## AIM
Leave out the pictures, and write out exactly the lines from the beginning of the material to the line holding "(0,0) rectangle (579,483);", that line included, and nothing else.

## MATERIAL
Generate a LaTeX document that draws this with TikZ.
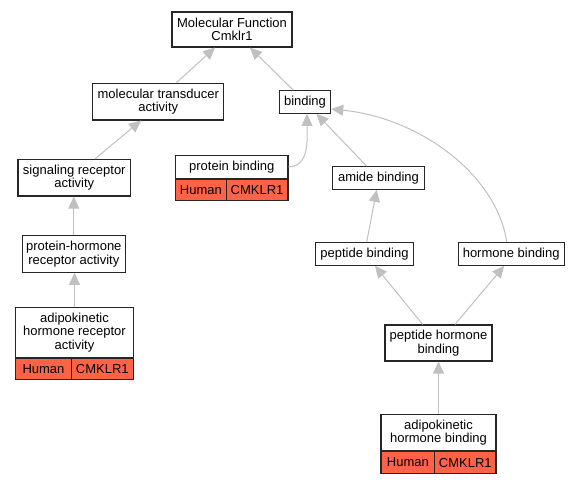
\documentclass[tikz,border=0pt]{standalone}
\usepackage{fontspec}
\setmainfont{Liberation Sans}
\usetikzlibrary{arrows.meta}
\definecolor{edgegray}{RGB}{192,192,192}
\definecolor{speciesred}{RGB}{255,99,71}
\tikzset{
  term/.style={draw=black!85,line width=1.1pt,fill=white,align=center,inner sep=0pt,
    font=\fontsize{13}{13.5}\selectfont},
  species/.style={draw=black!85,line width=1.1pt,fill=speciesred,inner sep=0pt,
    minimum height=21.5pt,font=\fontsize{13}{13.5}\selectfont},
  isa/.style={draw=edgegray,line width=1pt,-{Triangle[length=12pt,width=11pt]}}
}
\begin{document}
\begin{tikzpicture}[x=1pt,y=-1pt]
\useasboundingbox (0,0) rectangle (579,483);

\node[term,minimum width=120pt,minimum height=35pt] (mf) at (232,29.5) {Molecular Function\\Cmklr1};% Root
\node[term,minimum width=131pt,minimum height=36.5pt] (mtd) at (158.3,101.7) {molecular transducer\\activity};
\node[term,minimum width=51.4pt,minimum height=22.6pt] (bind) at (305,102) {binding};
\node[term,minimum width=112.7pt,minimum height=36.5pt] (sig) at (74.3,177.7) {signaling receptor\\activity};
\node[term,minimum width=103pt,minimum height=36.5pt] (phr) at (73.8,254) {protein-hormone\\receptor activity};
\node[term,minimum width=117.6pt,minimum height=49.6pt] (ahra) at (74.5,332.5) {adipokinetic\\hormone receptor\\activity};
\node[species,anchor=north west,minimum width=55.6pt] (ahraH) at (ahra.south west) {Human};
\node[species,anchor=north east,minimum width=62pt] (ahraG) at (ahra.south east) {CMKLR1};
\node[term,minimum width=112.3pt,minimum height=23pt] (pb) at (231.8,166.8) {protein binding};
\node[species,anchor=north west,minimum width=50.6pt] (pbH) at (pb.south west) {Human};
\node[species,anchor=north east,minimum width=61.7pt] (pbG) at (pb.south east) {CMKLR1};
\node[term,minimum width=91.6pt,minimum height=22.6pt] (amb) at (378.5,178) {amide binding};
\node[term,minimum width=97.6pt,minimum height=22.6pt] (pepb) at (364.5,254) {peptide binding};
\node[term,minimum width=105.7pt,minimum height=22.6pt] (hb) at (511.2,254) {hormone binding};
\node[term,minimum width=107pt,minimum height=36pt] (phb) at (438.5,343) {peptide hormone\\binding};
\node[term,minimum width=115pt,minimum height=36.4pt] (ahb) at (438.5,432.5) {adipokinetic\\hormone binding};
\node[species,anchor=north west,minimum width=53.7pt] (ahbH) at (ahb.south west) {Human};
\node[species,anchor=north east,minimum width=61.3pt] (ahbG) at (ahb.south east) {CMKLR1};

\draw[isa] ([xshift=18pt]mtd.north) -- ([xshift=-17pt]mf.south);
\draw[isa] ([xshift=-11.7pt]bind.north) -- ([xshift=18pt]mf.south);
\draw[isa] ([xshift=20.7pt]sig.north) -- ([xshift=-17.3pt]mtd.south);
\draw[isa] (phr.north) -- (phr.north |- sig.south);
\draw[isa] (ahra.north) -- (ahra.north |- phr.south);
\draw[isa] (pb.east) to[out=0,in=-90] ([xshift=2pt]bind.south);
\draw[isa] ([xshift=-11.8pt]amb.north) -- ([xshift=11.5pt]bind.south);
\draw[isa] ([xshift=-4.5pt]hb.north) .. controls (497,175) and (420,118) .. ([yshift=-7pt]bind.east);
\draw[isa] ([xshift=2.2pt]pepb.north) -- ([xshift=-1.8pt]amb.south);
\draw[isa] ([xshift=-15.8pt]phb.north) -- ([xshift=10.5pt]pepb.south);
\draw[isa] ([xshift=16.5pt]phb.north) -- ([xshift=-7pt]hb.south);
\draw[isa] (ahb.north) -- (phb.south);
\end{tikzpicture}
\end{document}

## RESULT OF THE TASK
Generate a LaTeX document that draws this with TikZ.
\documentclass[tikz,border=0pt]{standalone}
\usepackage{fontspec}
\setmainfont{Liberation Sans}
\usetikzlibrary{arrows.meta}
\definecolor{edgegray}{RGB}{192,192,192}
\definecolor{speciesred}{RGB}{255,99,71}
\tikzset{
  term/.style={draw=black!85,line width=1.1pt,fill=white,align=center,inner sep=0pt,
    font=\fontsize{13}{13.5}\selectfont},
  species/.style={draw=black!85,line width=1.1pt,fill=speciesred,inner sep=0pt,
    minimum height=21.5pt,font=\fontsize{13}{13.5}\selectfont},
  isa/.style={draw=edgegray,line width=1pt,-{Triangle[length=12pt,width=11pt]}}
}
\begin{document}
\begin{tikzpicture}[x=1pt,y=-1pt]
\useasboundingbox (0,0) rectangle (579,483);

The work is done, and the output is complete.